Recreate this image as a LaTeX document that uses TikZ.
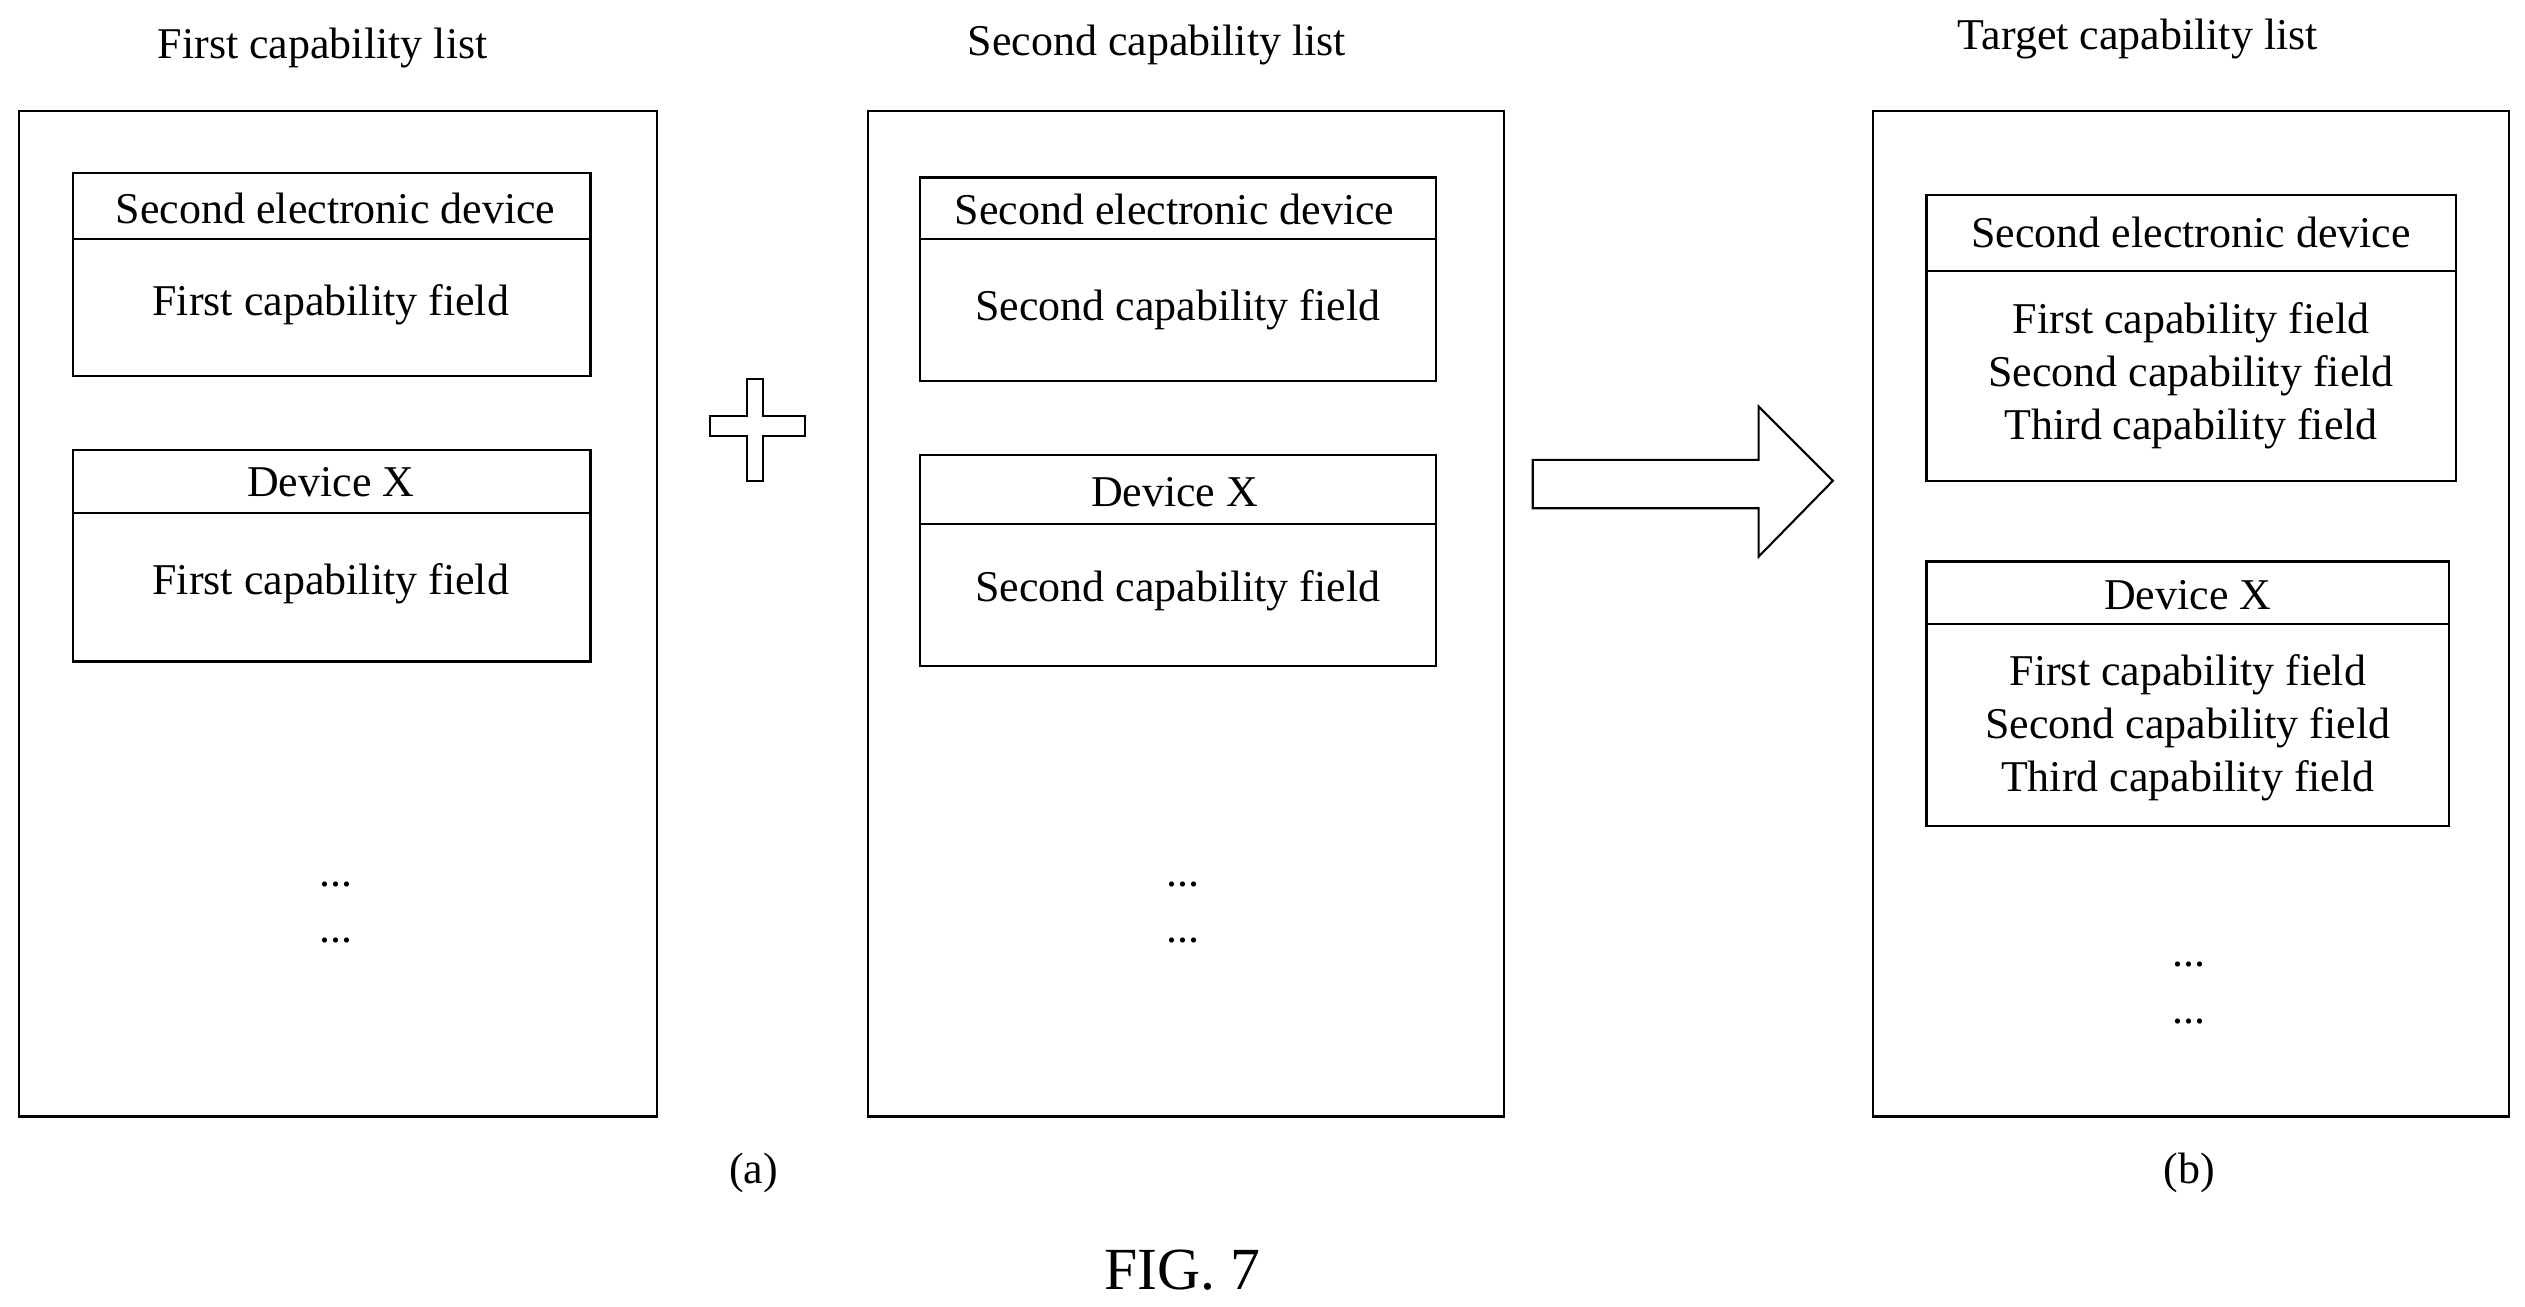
\documentclass[tikz,border=0pt]{standalone}
\usepackage{fontspec}
\setmainfont{Liberation Serif}
\usetikzlibrary{positioning}
\tikzset{
  list/.style={draw, line width=0.6pt},
  field/.style={font=\fontsize{12.5}{15}\selectfont, align=center},
  title/.style={font=\fontsize{12.5}{15}\selectfont},
  dots/.style={font=\fontsize{12.5}{15}\selectfont}
}
\begin{document}
\begin{tikzpicture}[x=0.016134cm, y=-0.016134cm]
  \useasboundingbox (0,0) rectangle (1565,810);
  % outer lists
  \draw[list] (12,69) rectangle (407,692);
  \draw[list] (538,69) rectangle (932,692);
  \draw[list] (1161,69) rectangle (1555,692);
  \node[title] (t1) at (200,30) {First capability list};
  \node[title] (t2) at (717,28) {Second capability list};
  \node[title] (t3) at (1325,24) {Target capability list};
  % first list
  \draw[list] (45,107) rectangle (366,233) (45,148) -- (366,148);
  \node[field] (a1h) at (208,129) {Second electronic device};
  \node[field] (a1f) at (205,189) {First capability field};
  \draw[list] (45,279) rectangle (366,410) (45,318) -- (366,318);
  \node[field] (a2h) at (205,299) {Device X};
  \node[field] (a2f) at (205,362) {First capability field};
  \node[dots] (a3) at (208,548) {...};
  \node[dots] (a4) at (208,583) {...};
  % second list
  \draw[list] (570,110) rectangle (890,236) (570,148) -- (890,148);
  \node[field] (b1h) at (728,130) {Second electronic device};
  \node[field] (b1f) at (730,192) {Second capability field};
  \draw[list] (570,282) rectangle (890,413) (570,325) -- (890,325);
  \node[field] (b2h) at (728,305) {Device X};
  \node[field] (b2f) at (730,366) {Second capability field};
  \node[dots] (b3) at (733,548) {...};
  \node[dots] (b4) at (733,583) {...};
  % target list
  \draw[list] (1194,121) rectangle (1522,298) (1194,168) -- (1522,168);
  \node[field] (c1h) at (1358,144) {Second electronic device};
  \node[field] (c1f) at (1358,233) {First capability field\\Second capability field\\Third capability field};
  \draw[list] (1194,348) rectangle (1518,512) (1194,387) -- (1518,387);
  \node[field] (c2h) at (1356,369) {Device X};
  \node[field] (c2f) at (1356,451) {First capability field\\Second capability field\\Third capability field};
  \node[dots] (c3) at (1357,598) {...};
  \node[dots] (c4) at (1357,633) {...};
  % plus and arrow
  \draw[list] (440,258) -- (463,258) -- (463,235) -- (473,235) -- (473,258) -- (499,258)
    -- (499,270) -- (473,270) -- (473,298) -- (463,298) -- (463,270) -- (440,270) -- cycle;
  \draw[list] (950,285) -- (1090,285) -- (1090,252) -- (1136,298) -- (1090,345)
    -- (1090,315) -- (950,315) -- cycle;
  % captions
  \node[title] (ca) at (467,727) {(a)};
  \node[title] (cb) at (1357,727) {(b)};
  \node[font=\fontsize{17}{20}\selectfont] (fig) at (733,787) {FIG. 7};
\end{tikzpicture}
\end{document}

▶ _Stated problem_
In your copy, leave out the pictures and reproduce the material above exactly.

▶ _Exercise output_
Recreate this image as a LaTeX document that uses TikZ.
\documentclass[tikz,border=0pt]{standalone}
\usepackage{fontspec}
\setmainfont{Liberation Serif}
\usetikzlibrary{positioning}
\tikzset{
  list/.style={draw, line width=0.6pt},
  field/.style={font=\fontsize{12.5}{15}\selectfont, align=center},
  title/.style={font=\fontsize{12.5}{15}\selectfont},
  dots/.style={font=\fontsize{12.5}{15}\selectfont}
}
\begin{document}
\begin{tikzpicture}[x=0.016134cm, y=-0.016134cm]
  \useasboundingbox (0,0) rectangle (1565,810);
  % outer lists
  \draw[list] (12,69) rectangle (407,692);
  \draw[list] (538,69) rectangle (932,692);
  \draw[list] (1161,69) rectangle (1555,692);
  \node[title] (t1) at (200,30) {First capability list};
  \node[title] (t2) at (717,28) {Second capability list};
  \node[title] (t3) at (1325,24) {Target capability list};
  % first list
  \draw[list] (45,107) rectangle (366,233) (45,148) -- (366,148);
  \node[field] (a1h) at (208,129) {Second electronic device};
  \node[field] (a1f) at (205,189) {First capability field};
  \draw[list] (45,279) rectangle (366,410) (45,318) -- (366,318);
  \node[field] (a2h) at (205,299) {Device X};
  \node[field] (a2f) at (205,362) {First capability field};
  \node[dots] (a3) at (208,548) {...};
  \node[dots] (a4) at (208,583) {...};
  % second list
  \draw[list] (570,110) rectangle (890,236) (570,148) -- (890,148);
  \node[field] (b1h) at (728,130) {Second electronic device};
  \node[field] (b1f) at (730,192) {Second capability field};
  \draw[list] (570,282) rectangle (890,413) (570,325) -- (890,325);
  \node[field] (b2h) at (728,305) {Device X};
  \node[field] (b2f) at (730,366) {Second capability field};
  \node[dots] (b3) at (733,548) {...};
  \node[dots] (b4) at (733,583) {...};
  % target list
  \draw[list] (1194,121) rectangle (1522,298) (1194,168) -- (1522,168);
  \node[field] (c1h) at (1358,144) {Second electronic device};
  \node[field] (c1f) at (1358,233) {First capability field\\Second capability field\\Third capability field};
  \draw[list] (1194,348) rectangle (1518,512) (1194,387) -- (1518,387);
  \node[field] (c2h) at (1356,369) {Device X};
  \node[field] (c2f) at (1356,451) {First capability field\\Second capability field\\Third capability field};
  \node[dots] (c3) at (1357,598) {...};
  \node[dots] (c4) at (1357,633) {...};
  % plus and arrow
  \draw[list] (440,258) -- (463,258) -- (463,235) -- (473,235) -- (473,258) -- (499,258)
    -- (499,270) -- (473,270) -- (473,298) -- (463,298) -- (463,270) -- (440,270) -- cycle;
  \draw[list] (950,285) -- (1090,285) -- (1090,252) -- (1136,298) -- (1090,345)
    -- (1090,315) -- (950,315) -- cycle;
  % captions
  \node[title] (ca) at (467,727) {(a)};
  \node[title] (cb) at (1357,727) {(b)};
  \node[font=\fontsize{17}{20}\selectfont] (fig) at (733,787) {FIG. 7};
\end{tikzpicture}
\end{document}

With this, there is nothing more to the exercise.